> _Task_
Find how many lines of the listing include the string "with", and report only that figure.

> _Information provided_
######

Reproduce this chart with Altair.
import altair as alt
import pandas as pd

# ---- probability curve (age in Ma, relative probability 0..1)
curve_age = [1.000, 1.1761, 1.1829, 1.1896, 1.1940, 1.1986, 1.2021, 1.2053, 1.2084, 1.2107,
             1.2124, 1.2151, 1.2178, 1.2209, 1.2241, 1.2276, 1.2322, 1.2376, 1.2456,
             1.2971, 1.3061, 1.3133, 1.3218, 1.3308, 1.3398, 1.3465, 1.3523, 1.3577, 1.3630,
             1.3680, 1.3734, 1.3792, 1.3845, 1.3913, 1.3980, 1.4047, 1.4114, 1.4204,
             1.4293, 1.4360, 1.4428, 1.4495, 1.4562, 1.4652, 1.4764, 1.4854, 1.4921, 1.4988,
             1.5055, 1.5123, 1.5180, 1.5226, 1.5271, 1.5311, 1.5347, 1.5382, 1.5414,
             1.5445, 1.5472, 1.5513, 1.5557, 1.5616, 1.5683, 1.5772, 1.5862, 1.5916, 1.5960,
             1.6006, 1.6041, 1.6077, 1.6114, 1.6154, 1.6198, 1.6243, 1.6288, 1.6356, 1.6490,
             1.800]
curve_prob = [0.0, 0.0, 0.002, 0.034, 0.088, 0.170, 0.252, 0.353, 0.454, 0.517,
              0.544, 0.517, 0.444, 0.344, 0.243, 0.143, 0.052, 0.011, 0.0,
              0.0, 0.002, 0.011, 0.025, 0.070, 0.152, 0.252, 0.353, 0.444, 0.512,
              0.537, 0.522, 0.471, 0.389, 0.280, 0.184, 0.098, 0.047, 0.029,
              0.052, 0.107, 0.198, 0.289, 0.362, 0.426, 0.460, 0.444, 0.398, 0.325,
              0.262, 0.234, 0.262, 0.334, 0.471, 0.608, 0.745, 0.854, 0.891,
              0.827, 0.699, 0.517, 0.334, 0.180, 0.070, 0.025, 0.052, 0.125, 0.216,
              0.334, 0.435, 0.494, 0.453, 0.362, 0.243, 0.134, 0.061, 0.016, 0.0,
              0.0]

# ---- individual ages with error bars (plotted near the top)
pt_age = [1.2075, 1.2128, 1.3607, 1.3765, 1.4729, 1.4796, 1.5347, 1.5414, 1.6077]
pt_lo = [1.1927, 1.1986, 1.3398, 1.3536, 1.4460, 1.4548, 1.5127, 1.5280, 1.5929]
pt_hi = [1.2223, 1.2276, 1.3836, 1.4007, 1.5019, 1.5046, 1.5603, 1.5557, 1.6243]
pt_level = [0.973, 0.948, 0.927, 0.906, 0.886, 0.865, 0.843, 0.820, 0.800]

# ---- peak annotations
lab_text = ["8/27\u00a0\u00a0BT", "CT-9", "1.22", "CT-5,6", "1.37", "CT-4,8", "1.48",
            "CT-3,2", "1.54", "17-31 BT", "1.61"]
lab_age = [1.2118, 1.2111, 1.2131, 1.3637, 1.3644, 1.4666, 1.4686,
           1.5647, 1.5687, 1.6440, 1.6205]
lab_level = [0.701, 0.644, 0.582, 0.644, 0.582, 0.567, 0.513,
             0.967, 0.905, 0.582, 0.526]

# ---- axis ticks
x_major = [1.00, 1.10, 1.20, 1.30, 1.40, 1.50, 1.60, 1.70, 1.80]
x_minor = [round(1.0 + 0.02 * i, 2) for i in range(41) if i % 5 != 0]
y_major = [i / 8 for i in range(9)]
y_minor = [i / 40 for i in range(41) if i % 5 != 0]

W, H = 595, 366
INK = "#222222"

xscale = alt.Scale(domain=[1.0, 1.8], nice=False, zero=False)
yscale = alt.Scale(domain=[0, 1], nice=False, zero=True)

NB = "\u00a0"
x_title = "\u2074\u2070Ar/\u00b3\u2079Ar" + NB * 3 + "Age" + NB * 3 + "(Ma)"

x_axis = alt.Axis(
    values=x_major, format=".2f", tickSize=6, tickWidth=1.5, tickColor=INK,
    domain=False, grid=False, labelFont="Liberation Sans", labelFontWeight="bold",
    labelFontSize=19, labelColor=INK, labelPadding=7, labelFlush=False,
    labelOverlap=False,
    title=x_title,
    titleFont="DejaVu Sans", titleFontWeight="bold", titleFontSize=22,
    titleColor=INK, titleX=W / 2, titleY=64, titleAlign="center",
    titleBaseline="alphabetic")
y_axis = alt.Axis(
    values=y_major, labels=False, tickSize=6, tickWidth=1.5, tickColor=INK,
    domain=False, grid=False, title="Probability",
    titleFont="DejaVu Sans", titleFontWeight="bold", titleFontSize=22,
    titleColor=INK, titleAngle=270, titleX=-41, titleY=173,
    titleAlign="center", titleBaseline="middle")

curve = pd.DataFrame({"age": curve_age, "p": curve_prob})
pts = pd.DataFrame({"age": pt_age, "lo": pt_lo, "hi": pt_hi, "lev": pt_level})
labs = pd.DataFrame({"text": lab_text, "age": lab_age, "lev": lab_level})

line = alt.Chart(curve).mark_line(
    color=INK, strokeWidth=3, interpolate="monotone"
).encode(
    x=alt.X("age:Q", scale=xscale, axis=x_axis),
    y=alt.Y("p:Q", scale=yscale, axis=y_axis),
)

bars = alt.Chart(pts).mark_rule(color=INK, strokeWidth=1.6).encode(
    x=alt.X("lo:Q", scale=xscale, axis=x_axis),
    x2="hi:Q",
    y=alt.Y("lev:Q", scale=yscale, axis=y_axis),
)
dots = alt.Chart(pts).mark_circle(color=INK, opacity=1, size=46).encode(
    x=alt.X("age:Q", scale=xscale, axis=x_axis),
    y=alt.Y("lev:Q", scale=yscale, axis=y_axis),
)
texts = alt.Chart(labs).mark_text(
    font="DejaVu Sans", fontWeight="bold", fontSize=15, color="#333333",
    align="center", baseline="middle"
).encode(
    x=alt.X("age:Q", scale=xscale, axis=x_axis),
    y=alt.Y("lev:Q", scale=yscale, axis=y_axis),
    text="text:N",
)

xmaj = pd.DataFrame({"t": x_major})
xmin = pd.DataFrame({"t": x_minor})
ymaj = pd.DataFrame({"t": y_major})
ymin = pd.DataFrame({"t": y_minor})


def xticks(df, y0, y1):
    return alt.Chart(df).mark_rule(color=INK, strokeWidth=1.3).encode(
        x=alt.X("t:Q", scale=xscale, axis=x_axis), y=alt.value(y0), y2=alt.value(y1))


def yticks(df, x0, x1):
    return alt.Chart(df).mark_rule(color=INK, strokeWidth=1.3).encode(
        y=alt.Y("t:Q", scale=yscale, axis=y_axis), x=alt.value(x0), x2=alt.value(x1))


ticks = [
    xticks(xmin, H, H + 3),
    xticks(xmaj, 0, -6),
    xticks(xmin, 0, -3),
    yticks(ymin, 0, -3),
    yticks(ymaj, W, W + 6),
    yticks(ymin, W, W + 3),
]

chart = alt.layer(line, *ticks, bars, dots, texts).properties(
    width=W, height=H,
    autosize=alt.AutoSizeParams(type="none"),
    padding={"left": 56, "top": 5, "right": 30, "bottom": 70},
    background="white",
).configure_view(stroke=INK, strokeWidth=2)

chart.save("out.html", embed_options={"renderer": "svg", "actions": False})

######

> _Result_
2